How Did 'Shark Tank's Robert Herjavec Get Rich? The Tech Mogul Is Living The Canadian Dream
If you know anything about Shark Tank , you know that the investors on the show are kind of a big deal. Not only do their net worths make you want to cry, but they also all have amazing stories involving humble beginnings, hustle, and happenstance. Robert Herjavec's climb to fame and fortune is no different.
Just like we all know Robert loves a snazzy suit and puppies from watching Shark Tank, we're also quite familiar with the beginnings of his rags-to-riches story. Robert was born in Croatia, where he grew up on a farm. He and his parents went to Halifax, Canada when he was 8 years old in order to flee the communist oppression of Eastern Europe, and they made their home in a suburb of Toronto. With only one suitcase and $20 to their name, the Herjavecs lived in a basement for their first year in this new country while Robert's father worked in a factory to support the family.
Robert's early jobs included delivering newspapers and waiting tables at a fancy restaurant. However, when he found a mentor in the form of Warren Avis, the founder of Avis Rent a Car, with whom he also worked at his first company, this changed everything. Robert eventually accepted a $60,000 payout when he left the company, which, at the time, he thought would be the most money he would ever make.
Not so, my friends. The next company Robert started would be an even bigger moneymaker. Robert launched his first technology company in 1990 called BRAK Systems, one of North America's first security integrators. He would eventually sell this company for a reported $100 million to AT&T in 2000.
So that must have been a nice chunk of change for Robert. You would think he could have just retired and spent time hanging out with dogs and trying new gadgets, or whatever else he likes to do that we don't get to see on Shark Tank. But no, Robert just kept on going, joining RAMP Networks, an early developer of VPN technology, as the worldwide vice president of sales. He later helped negotiate the sale of that company to Nokia for $225 million.
From 2000 to 2003, Robert took a little break to be a stay-at-home dad, which should just make you love him even more. But even the joys of fatherhood couldn't keep Robert out of business for too long. In 2003, he launched The Herjavec Group, Canada's largest information security company. Through the years, The Herjavec Group has acquired several companies, and it's now worth more than $125 million. And there's no slowing Robert down. He told Exceptional magazine in 2013 that he sees the company growing to $250 to $500 million in revenue in Canada annually.

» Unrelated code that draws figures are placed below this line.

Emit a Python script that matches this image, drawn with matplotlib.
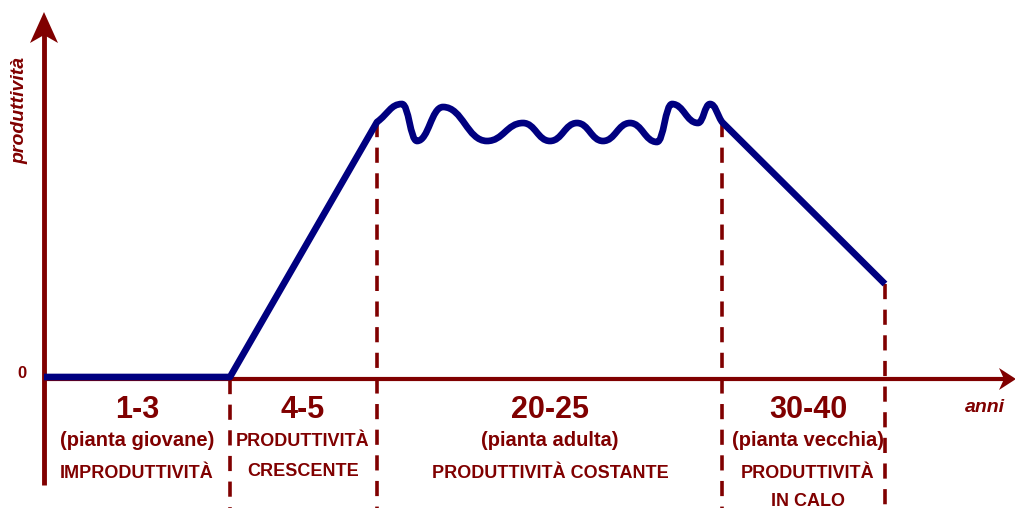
import numpy as np
import matplotlib.pyplot as plt
from matplotlib.path import Path
from matplotlib.patches import PathPatch

plt.rcParams['font.family'] = ['Liberation Sans', 'DejaVu Sans']

red = "#800000"
navy = "#000080"

# curve (x along time axis, y = productivity, baseline at 0)
curve_x = [44, 230, 377, 402, 417, 443, 487, 523, 550, 577, 603, 630, 657, 672, 698, 710, 722, 885]
curve_y = [2, 2, 257, 275, 238, 272, 238, 256, 238, 256, 238, 256, 237, 275, 256, 275, 257, 95]

# phase boundaries
bound_x = [230, 377, 722, 885]
bound_top = [0, 257, 257, 95]

# phase labels
phase_x = [137, 303, 550, 808]
phase_years = ["1-3", "4-5", "20-25", "30-40"]
phase_stage = ["(pianta giovane)", "", "(pianta adulta)", "(pianta vecchia)"]
phase_desc = [["IMPRODUTTIVITÀ"], ["PRODUTTIVITÀ", "CRESCENTE"],
              ["PRODUTTIVITÀ COSTANTE"], ["PRODUTTIVITÀ", "IN CALO"]]

fig = plt.figure(figsize=(10.15, 5.08), dpi=100, facecolor="white")
ax = fig.add_axes([0, 0, 1, 1])
ax.set_axis_off()
ax.set_xlim(0, 1015)
ax.set_ylim(-129, 379)

#axes
ax.plot([44, 44], [-106, 345], color=red, lw=3.5, solid_capstyle="butt", zorder=2)
ax.fill([44, 30, 44, 58], [367, 336, 344, 336], color=red, lw=0, zorder=2)
ax.plot([44, 1004], [0, 0], color=red, lw=3.0, solid_capstyle="butt", zorder=2)
ax.fill([1016, 999, 1004, 999], [0, 11, 0, -11], color=red, lw=0, zorder=2)

#boundaries
for bx, bt in zip(bound_x, bound_top):
    ax.plot([bx, bx], [bt, -129], color=red, lw=2.6,
            linestyle=(0, (4.2, 2.9)), zorder=1)

#curve: straight pieces plus smooth wave between extrema
i0 = curve_x.index(377)
i1 = curve_x.index(722)
verts = [(curve_x[0], curve_y[0])]
codes = [Path.MOVETO]
for i in range(1, i0 + 1):
    verts.append((curve_x[i], curve_y[i]))
    codes.append(Path.LINETO)
k = 0.45
for i in range(i0, i1):
    x0, y0 = curve_x[i], curve_y[i]
    x1, y1 = curve_x[i + 1], curve_y[i + 1]
    dx = x1 - x0
    if i == i0:
        c1 = (x0 + k * dx, y0 + k * (y1 - y0))
    else:
        c1 = (x0 + k * dx, y0)
    if i + 1 == i1:
        c2 = (x1 - k * dx, y1 - k * (y1 - y0))
    else:
        c2 = (x1 - k * dx, y1)
    verts += [c1, c2, (x1, y1)]
    codes += [Path.CURVE4] * 3
for i in range(i1 + 1, len(curve_x)):
    verts.append((curve_x[i], curve_y[i]))
    codes.append(Path.LINETO)
ax.add_patch(PathPatch(Path(verts, codes), facecolor="none", edgecolor=navy,
                       lw=4.8, capstyle="butt", joinstyle="round", zorder=3))

#texts
ax.text(20, 269, "produttività", rotation=90, ha="center", va="center",
        color=red, fontsize=14, fontweight="bold", style="italic")
ax.text(22, 6, "0", ha="center", va="center", color=red, fontsize=12,
        fontweight="bold")
ax.text(985, -29, "anni", ha="center", va="center", color=red, fontsize=14,
        fontweight="bold", style="italic")

for px, yrs, stg, desc in zip(phase_x, phase_years, phase_stage, phase_desc):
    ax.text(px, -31, yrs, ha="center", va="center", color=red, fontsize=22,
            fontweight="bold")
    if stg:
        ax.text(px, -61, stg, ha="center", va="center", color=red,
                fontsize=14.5, fontweight="bold")
        ys = [-95, -122]
    else:
        ys = [-63, -93]
    for y, d in zip(ys, desc):
        ax.text(px, y, d, ha="center", va="center", color=red,
                fontsize=13, fontweight="bold")

fig.savefig("out.png", dpi=100)
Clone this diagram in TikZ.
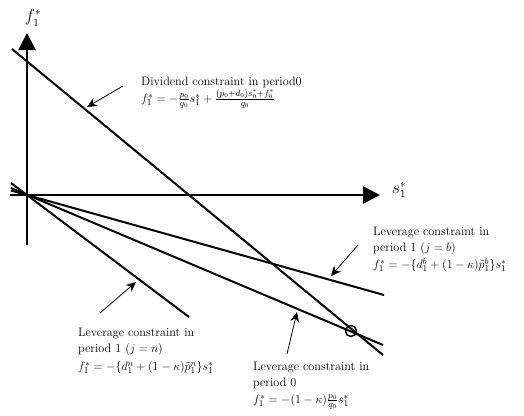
\documentclass[tikz,border=0pt]{standalone}
\usetikzlibrary{arrows.meta}
\begin{document}
\begin{tikzpicture}[x=1pt,y=-1pt,
  axis/.style={line width=2.6pt,-{Triangle[length=17pt,width=17pt]}},
  cline/.style={line width=2pt},
  pointer/.style={line width=0.8pt,-{Stealth[length=10pt,width=9pt,inset=3.5pt]}},
  lab/.style={inner sep=0pt,align=left,font=\fontsize{12.2}{16}\selectfont},
  axlab/.style={inner sep=0pt,font=\fontsize{16}{19}\selectfont}]
\useasboundingbox (0,0) rectangle (524,415);
% origin and axes
\coordinate (O) at (27,195);
\coordinate (ybot) at (27,245);
\coordinate (ytop) at (27,33);
\coordinate (xleft) at (10,195);
\coordinate (xright) at (380,195);
\draw[axis] (ybot) -- (ytop);
\draw[axis] (xleft) -- (xright);
\node[axlab] (flab) at (33,18) {$f_1^*$};
\node[axlab] (slab) at (399,190) {$s_1^*$};
% dividend constraint
\coordinate (d1) at (12,49);
\coordinate (d2) at (383,355);
\draw[cline] (d1) -- (d2);
% lines through origin
\coordinate (n1) at (11,183);
\coordinate (n2) at (189,317);
\draw[cline] (n1) -- (n2);
\coordinate (z1) at (11,188);
\coordinate (z2) at (383,345);
\draw[cline] (z1) -- (z2);
\coordinate (b1) at (11,190.5);
\coordinate (b2) at (384,295);
\draw[cline] (b1) -- (b2);
% circle at intersection
\node[draw,circle,line width=1.5pt,minimum size=11pt,inner sep=0pt] (X) at (351,331) {};
% labels
\node[lab,anchor=north west] (divlab) at (141,77)
  {Dividend constraint in period0\\[1pt]
   $f_1^*=-\frac{p_0}{q_0}s_1^*+\frac{(p_0+d_0)s_0^*+f_0^*}{q_0}$};
\node[lab,anchor=north west] (blab) at (373,227)
  {Leverage constraint in\\ period 1 $(j=b)$\\[1pt]
   $f_1^*=-\bigl\{d_1^b+(1-\kappa)\tilde{p}_1^b\bigr\}s_1^*$};
\node[lab,anchor=north west] (nlab) at (78,328)
  {Leverage constraint in\\ period 1 $(j=n)$\\[2pt]
   $f_1^*=-\bigl\{d_1^n+(1-\kappa)\tilde{p}_1^n\bigr\}s_1^*$};
\node[lab,anchor=north west] (zlab) at (253,362)
  {Leverage constraint in\\ period 0\\[1pt]
   $f_1^*=-(1-\kappa)\frac{p_0}{q_0}s_1^*$};
% pointer arrows
\coordinate (pd1) at (123,86);
\coordinate (pd2) at (87,107);
\draw[pointer] (pd1) -- (pd2);
\coordinate (pb1) at (358,245);
\coordinate (pb2) at (331,276);
\draw[pointer] (pb1) -- (pb2);
\coordinate (pn1) at (100,313);
\coordinate (pn2) at (136,282);
\draw[pointer] (pn1) -- (pn2);
\coordinate (pz1) at (287,354);
\coordinate (pz2) at (297,312);
\draw[pointer] (pz1) -- (pz2);
\end{tikzpicture}
\end{document}
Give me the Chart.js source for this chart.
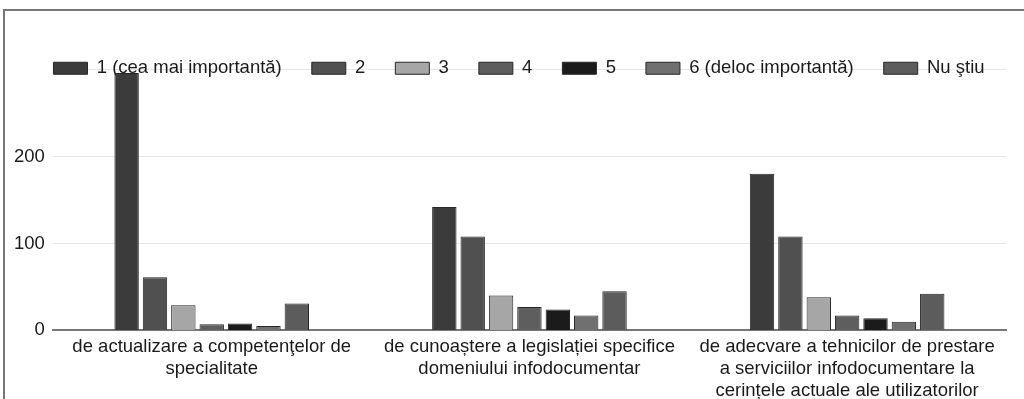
<!DOCTYPE html>
<html>
<head>
<meta charset="utf-8">
<script src="https://cdn.jsdelivr.net/npm/chart.js@4.4.0/dist/chart.umd.min.js"></script>
<style>
  html, body { margin: 0; padding: 0; background: #fff; }
  #wrap { position: relative; width: 1024px; height: 399px; }
  #frame { position: absolute; left: 3px; top: 9px; right: 0; bottom: 0;
           border-left: 2px solid #777; border-top: 2px solid #777; }
  canvas { position: absolute; left: 0; top: 0; }
</style>
</head>
<body>
<div id="wrap">
  <div id="frame"></div>
  <canvas id="chart" width="1024" height="399"></canvas>
</div>
<script>
const categories = [
    ["de actualizare a competenţelor de", "specialitate"],
    ["de cunoaștere a legislației specifice", "domeniului infodocumentar"],
    ["de adecvare a tehnicilor de prestare", "a serviciilor infodocumentare la", "cerințele actuale ale utilizatorilor"]
];
const seriesNames = ["1 (cea mai importantă)", "2", "3", "4", "5", "6 (deloc importantă)", "Nu ştiu"];
const rank1 = [296, 142, 180];
const rank2 = [61, 108, 108];
const rank3 = [29, 40, 38];
const rank4 = [7, 27, 17];
const rank5 = [8, 24, 14];
const rank6 = [5, 17, 10];
const dontKnow = [31, 45, 42];
const yTicks = [0, 100, 200];

const colors = ["#3b3b3b", "#505050", "#a6a6a6", "#5e5e5e", "#1b1b1b", "#707070", "#5c5c5c"];
const values = [rank1, rank2, rank3, rank4, rank5, rank6, dontKnow];

const topPad = 29;
const plotTop = 69.5;

// legend overlaps the top of the plot like in the original
const legendOverlap = {
    id: "legendOverlap",
    beforeInit(chart) {
        const fit = chart.legend.fit;
        chart.legend.fit = function () {
            fit.bind(chart.legend)();
            this.fullHeight = this.height;
            this.height = plotTop - topPad;
        };
    },
    afterLayout(chart) {
        const lg = chart.legend;
        lg.bottom = lg.top + lg.fullHeight;
        lg.left += 13;
        lg.right += 13;
    }
};

const ctx = document.getElementById("chart").getContext("2d");
new Chart(ctx, {
    type: "bar",
    data: {
        labels: categories,
        datasets: seriesNames.map((name, i) => ({
            label: name,
            data: values[i],
            backgroundColor: colors[i],
            borderColor: "#262626",
            borderWidth: 1,
            categoryPercentage: 0.625,
            barPercentage: 0.86
        }))
    },
    options: {
        responsive: false,
        animation: false,
        layout: { padding: { top: topPad, right: 18, left: 6, bottom: 0 } },
        plugins: {
            legend: {
                position: "top",
                labels: {
                    boxWidth: 34,
                    boxHeight: 12,
                    padding: 30,
                    color: "#1a1a1a",
                    font: { family: "Liberation Sans", size: 18.5 }
                }
            },
            tooltip: { enabled: false }
        },
        scales: {
            x: {
                grid: { display: false },
                border: { color: "#777", width: 2 },
                ticks: {
                    color: "#1a1a1a",
                    maxRotation: 0,
                    autoSkip: false,
                    padding: -3,
                    font: { family: "Liberation Sans", size: 18.5, lineHeight: 1.2 }
                }
            },
            y: {
                min: 0,
                max: 300,
                afterBuildTicks(scale) {
                    scale.ticks = yTicks.concat([300]).map(v => ({ value: v }));
                },
                grid: { color: "#e6e6e6", drawTicks: false },
                border: { display: false },
                ticks: {
                    color: "#1a1a1a",
                    padding: 8,
                    font: { family: "Liberation Sans", size: 18.5 },
                    callback: v => yTicks.includes(v) ? v : ""
                }
            }
        }
    },
    plugins: [legendOverlap]
});
</script>
</body>
</html>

Robert knows the importance of having a diverse portfolio, and he is perhaps best known for being a TV personality as any of his other business endeavors these days. He joined Dragons' Den in the mid-2000s, the Canadian show that inspired Shark Tank. And he is of course currently one of the most beloved investors on Shark Tank. At one time, that was just because of Robert's eternal enthusiasm, but his impressive, inspirational, and truly amazing story should give all Shark Tank fans a newfound respect and appreciation for the man.